--- WHAT IS REQUIRED ---
Restate each line word for word. Leave out every picture.

--- SUPPLIED DATA ---
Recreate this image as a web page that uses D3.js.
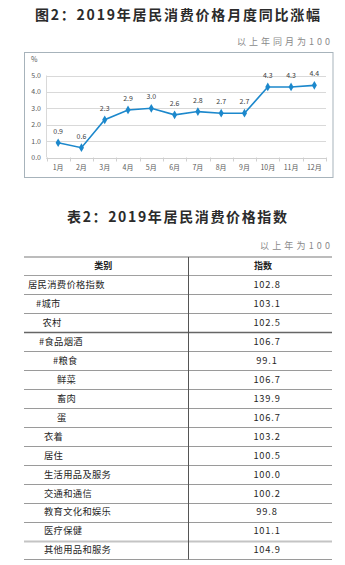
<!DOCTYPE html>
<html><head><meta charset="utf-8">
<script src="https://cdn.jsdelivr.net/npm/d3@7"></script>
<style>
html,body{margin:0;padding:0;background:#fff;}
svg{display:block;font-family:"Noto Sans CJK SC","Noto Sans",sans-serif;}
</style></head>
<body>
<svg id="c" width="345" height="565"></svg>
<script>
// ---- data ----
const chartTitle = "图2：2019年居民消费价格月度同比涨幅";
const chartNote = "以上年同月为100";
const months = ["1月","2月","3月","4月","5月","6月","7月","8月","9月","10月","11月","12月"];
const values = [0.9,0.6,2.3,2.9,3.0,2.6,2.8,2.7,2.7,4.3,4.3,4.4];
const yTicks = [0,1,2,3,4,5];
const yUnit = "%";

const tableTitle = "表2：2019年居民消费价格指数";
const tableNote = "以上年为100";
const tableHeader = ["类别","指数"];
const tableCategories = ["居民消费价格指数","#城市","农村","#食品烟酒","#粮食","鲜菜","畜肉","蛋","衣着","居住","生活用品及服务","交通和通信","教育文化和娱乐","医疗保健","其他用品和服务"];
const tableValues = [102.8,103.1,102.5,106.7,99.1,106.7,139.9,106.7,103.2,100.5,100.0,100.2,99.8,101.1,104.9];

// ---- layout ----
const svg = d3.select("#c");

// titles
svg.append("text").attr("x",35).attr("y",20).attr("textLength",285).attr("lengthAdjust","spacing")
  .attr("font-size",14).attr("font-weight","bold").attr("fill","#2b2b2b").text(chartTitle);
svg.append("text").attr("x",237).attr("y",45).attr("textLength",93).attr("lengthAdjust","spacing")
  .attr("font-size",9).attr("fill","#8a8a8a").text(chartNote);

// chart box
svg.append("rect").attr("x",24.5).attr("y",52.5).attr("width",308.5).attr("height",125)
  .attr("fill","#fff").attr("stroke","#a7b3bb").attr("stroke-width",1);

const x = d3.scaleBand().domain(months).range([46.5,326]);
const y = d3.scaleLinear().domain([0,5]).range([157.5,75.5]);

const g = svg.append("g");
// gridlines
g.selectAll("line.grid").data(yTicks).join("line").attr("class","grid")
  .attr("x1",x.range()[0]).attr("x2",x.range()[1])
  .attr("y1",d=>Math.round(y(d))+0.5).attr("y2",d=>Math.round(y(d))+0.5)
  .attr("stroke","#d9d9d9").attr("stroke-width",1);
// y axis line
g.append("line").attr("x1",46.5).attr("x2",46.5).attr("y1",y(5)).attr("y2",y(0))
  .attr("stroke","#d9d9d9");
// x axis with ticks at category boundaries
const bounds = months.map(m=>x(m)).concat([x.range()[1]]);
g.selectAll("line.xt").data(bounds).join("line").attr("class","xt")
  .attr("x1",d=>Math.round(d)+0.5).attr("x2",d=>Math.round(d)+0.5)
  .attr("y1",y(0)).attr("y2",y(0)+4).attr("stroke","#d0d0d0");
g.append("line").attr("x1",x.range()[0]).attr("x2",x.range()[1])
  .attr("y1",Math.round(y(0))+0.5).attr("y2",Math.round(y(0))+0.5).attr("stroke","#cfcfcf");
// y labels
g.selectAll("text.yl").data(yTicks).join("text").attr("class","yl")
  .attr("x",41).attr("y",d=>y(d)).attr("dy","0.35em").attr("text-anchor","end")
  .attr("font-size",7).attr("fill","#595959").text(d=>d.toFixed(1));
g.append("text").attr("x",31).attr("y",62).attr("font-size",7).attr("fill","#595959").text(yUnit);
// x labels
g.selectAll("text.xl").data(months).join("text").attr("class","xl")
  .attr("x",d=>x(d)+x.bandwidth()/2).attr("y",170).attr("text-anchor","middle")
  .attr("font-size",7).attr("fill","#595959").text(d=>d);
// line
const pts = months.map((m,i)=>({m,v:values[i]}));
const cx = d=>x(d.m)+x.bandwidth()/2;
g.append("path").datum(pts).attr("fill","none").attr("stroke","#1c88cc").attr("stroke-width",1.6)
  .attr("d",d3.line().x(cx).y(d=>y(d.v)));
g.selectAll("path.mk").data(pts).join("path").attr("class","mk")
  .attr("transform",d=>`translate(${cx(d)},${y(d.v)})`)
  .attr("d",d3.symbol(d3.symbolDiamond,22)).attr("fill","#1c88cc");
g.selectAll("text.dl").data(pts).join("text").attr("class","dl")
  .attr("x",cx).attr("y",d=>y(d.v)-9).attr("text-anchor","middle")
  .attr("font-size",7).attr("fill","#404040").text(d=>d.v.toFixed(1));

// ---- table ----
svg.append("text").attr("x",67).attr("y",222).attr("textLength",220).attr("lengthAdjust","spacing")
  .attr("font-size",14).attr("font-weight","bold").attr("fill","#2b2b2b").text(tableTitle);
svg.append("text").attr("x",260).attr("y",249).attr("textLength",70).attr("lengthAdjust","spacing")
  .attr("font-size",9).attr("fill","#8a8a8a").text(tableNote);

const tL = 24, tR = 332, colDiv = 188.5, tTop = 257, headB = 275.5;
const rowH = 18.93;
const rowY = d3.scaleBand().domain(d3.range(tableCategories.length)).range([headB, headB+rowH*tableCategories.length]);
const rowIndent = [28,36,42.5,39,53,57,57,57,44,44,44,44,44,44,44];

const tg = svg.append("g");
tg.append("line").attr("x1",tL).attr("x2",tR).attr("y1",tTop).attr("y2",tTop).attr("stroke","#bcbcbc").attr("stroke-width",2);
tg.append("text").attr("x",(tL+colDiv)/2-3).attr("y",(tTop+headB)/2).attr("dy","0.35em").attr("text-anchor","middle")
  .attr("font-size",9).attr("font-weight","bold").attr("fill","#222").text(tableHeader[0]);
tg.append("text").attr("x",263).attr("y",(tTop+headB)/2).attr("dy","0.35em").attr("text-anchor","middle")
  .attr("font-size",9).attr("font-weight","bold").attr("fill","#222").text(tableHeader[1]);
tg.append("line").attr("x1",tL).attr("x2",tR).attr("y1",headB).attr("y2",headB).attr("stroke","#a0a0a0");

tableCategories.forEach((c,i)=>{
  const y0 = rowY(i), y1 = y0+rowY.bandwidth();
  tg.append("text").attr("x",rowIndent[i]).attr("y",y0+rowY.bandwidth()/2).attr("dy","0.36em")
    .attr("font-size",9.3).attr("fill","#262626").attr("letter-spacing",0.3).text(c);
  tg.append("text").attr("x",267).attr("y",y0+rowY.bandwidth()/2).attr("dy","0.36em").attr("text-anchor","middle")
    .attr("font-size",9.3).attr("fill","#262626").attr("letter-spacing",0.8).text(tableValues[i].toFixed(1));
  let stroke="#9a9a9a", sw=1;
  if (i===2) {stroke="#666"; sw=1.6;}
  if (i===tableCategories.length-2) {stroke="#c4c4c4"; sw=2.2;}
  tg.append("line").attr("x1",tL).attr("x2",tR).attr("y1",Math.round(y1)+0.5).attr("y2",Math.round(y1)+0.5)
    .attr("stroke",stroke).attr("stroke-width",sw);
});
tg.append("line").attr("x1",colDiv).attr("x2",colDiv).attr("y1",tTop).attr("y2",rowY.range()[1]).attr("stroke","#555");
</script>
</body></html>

--- EXERCISE SOLUTION ---
Recreate this image as a web page that uses D3.js.
<!DOCTYPE html>
<html><head><meta charset="utf-8">
<script src="https://cdn.jsdelivr.net/npm/d3@7"></script>
<style>
html,body{margin:0;padding:0;background:#fff;}
svg{display:block;font-family:"Noto Sans CJK SC","Noto Sans",sans-serif;}
</style></head>
<body>
<svg id="c" width="345" height="565"></svg>
<script>
// ---- data ----
const chartTitle = "图2：2019年居民消费价格月度同比涨幅";
const chartNote = "以上年同月为100";
const months = ["1月","2月","3月","4月","5月","6月","7月","8月","9月","10月","11月","12月"];
const values = [0.9,0.6,2.3,2.9,3.0,2.6,2.8,2.7,2.7,4.3,4.3,4.4];
const yTicks = [0,1,2,3,4,5];
const yUnit = "%";

const tableTitle = "表2：2019年居民消费价格指数";
const tableNote = "以上年为100";
const tableHeader = ["类别","指数"];
const tableCategories = ["居民消费价格指数","#城市","农村","#食品烟酒","#粮食","鲜菜","畜肉","蛋","衣着","居住","生活用品及服务","交通和通信","教育文化和娱乐","医疗保健","其他用品和服务"];
const tableValues = [102.8,103.1,102.5,106.7,99.1,106.7,139.9,106.7,103.2,100.5,100.0,100.2,99.8,101.1,104.9];

// ---- layout ----
const svg = d3.select("#c");

// titles
svg.append("text").attr("x",35).attr("y",20).attr("textLength",285).attr("lengthAdjust","spacing")
  .attr("font-size",14).attr("font-weight","bold").attr("fill","#2b2b2b").text(chartTitle);
svg.append("text").attr("x",237).attr("y",45).attr("textLength",93).attr("lengthAdjust","spacing")
  .attr("font-size",9).attr("fill","#8a8a8a").text(chartNote);

// chart box
svg.append("rect").attr("x",24.5).attr("y",52.5).attr("width",308.5).attr("height",125)
  .attr("fill","#fff").attr("stroke","#a7b3bb").attr("stroke-width",1);

const x = d3.scaleBand().domain(months).range([46.5,326]);
const y = d3.scaleLinear().domain([0,5]).range([157.5,75.5]);

const g = svg.append("g");
// gridlines
g.selectAll("line.grid").data(yTicks).join("line").attr("class","grid")
  .attr("x1",x.range()[0]).attr("x2",x.range()[1])
  .attr("y1",d=>Math.round(y(d))+0.5).attr("y2",d=>Math.round(y(d))+0.5)
  .attr("stroke","#d9d9d9").attr("stroke-width",1);
// y axis line
g.append("line").attr("x1",46.5).attr("x2",46.5).attr("y1",y(5)).attr("y2",y(0))
  .attr("stroke","#d9d9d9");
// x axis with ticks at category boundaries
const bounds = months.map(m=>x(m)).concat([x.range()[1]]);
g.selectAll("line.xt").data(bounds).join("line").attr("class","xt")
  .attr("x1",d=>Math.round(d)+0.5).attr("x2",d=>Math.round(d)+0.5)
  .attr("y1",y(0)).attr("y2",y(0)+4).attr("stroke","#d0d0d0");
g.append("line").attr("x1",x.range()[0]).attr("x2",x.range()[1])
  .attr("y1",Math.round(y(0))+0.5).attr("y2",Math.round(y(0))+0.5).attr("stroke","#cfcfcf");
// y labels
g.selectAll("text.yl").data(yTicks).join("text").attr("class","yl")
  .attr("x",41).attr("y",d=>y(d)).attr("dy","0.35em").attr("text-anchor","end")
  .attr("font-size",7).attr("fill","#595959").text(d=>d.toFixed(1));
g.append("text").attr("x",31).attr("y",62).attr("font-size",7).attr("fill","#595959").text(yUnit);
// x labels
g.selectAll("text.xl").data(months).join("text").attr("class","xl")
  .attr("x",d=>x(d)+x.bandwidth()/2).attr("y",170).attr("text-anchor","middle")
  .attr("font-size",7).attr("fill","#595959").text(d=>d);
// line
const pts = months.map((m,i)=>({m,v:values[i]}));
const cx = d=>x(d.m)+x.bandwidth()/2;
g.append("path").datum(pts).attr("fill","none").attr("stroke","#1c88cc").attr("stroke-width",1.6)
  .attr("d",d3.line().x(cx).y(d=>y(d.v)));
g.selectAll("path.mk").data(pts).join("path").attr("class","mk")
  .attr("transform",d=>`translate(${cx(d)},${y(d.v)})`)
  .attr("d",d3.symbol(d3.symbolDiamond,22)).attr("fill","#1c88cc");
g.selectAll("text.dl").data(pts).join("text").attr("class","dl")
  .attr("x",cx).attr("y",d=>y(d.v)-9).attr("text-anchor","middle")
  .attr("font-size",7).attr("fill","#404040").text(d=>d.v.toFixed(1));

// ---- table ----
svg.append("text").attr("x",67).attr("y",222).attr("textLength",220).attr("lengthAdjust","spacing")
  .attr("font-size",14).attr("font-weight","bold").attr("fill","#2b2b2b").text(tableTitle);
svg.append("text").attr("x",260).attr("y",249).attr("textLength",70).attr("lengthAdjust","spacing")
  .attr("font-size",9).attr("fill","#8a8a8a").text(tableNote);

const tL = 24, tR = 332, colDiv = 188.5, tTop = 257, headB = 275.5;
const rowH = 18.93;
const rowY = d3.scaleBand().domain(d3.range(tableCategories.length)).range([headB, headB+rowH*tableCategories.length]);
const rowIndent = [28,36,42.5,39,53,57,57,57,44,44,44,44,44,44,44];

const tg = svg.append("g");
tg.append("line").attr("x1",tL).attr("x2",tR).attr("y1",tTop).attr("y2",tTop).attr("stroke","#bcbcbc").attr("stroke-width",2);
tg.append("text").attr("x",(tL+colDiv)/2-3).attr("y",(tTop+headB)/2).attr("dy","0.35em").attr("text-anchor","middle")
  .attr("font-size",9).attr("font-weight","bold").attr("fill","#222").text(tableHeader[0]);
tg.append("text").attr("x",263).attr("y",(tTop+headB)/2).attr("dy","0.35em").attr("text-anchor","middle")
  .attr("font-size",9).attr("font-weight","bold").attr("fill","#222").text(tableHeader[1]);
tg.append("line").attr("x1",tL).attr("x2",tR).attr("y1",headB).attr("y2",headB).attr("stroke","#a0a0a0");

tableCategories.forEach((c,i)=>{
  const y0 = rowY(i), y1 = y0+rowY.bandwidth();
  tg.append("text").attr("x",rowIndent[i]).attr("y",y0+rowY.bandwidth()/2).attr("dy","0.36em")
    .attr("font-size",9.3).attr("fill","#262626").attr("letter-spacing",0.3).text(c);
  tg.append("text").attr("x",267).attr("y",y0+rowY.bandwidth()/2).attr("dy","0.36em").attr("text-anchor","middle")
    .attr("font-size",9.3).attr("fill","#262626").attr("letter-spacing",0.8).text(tableValues[i].toFixed(1));
  let stroke="#9a9a9a", sw=1;
  if (i===2) {stroke="#666"; sw=1.6;}
  if (i===tableCategories.length-2) {stroke="#c4c4c4"; sw=2.2;}
  tg.append("line").attr("x1",tL).attr("x2",tR).attr("y1",Math.round(y1)+0.5).attr("y2",Math.round(y1)+0.5)
    .attr("stroke",stroke).attr("stroke-width",sw);
});
tg.append("line").attr("x1",colDiv).attr("x2",colDiv).attr("y1",tTop).attr("y2",rowY.range()[1]).attr("stroke","#555");
</script>
</body></html>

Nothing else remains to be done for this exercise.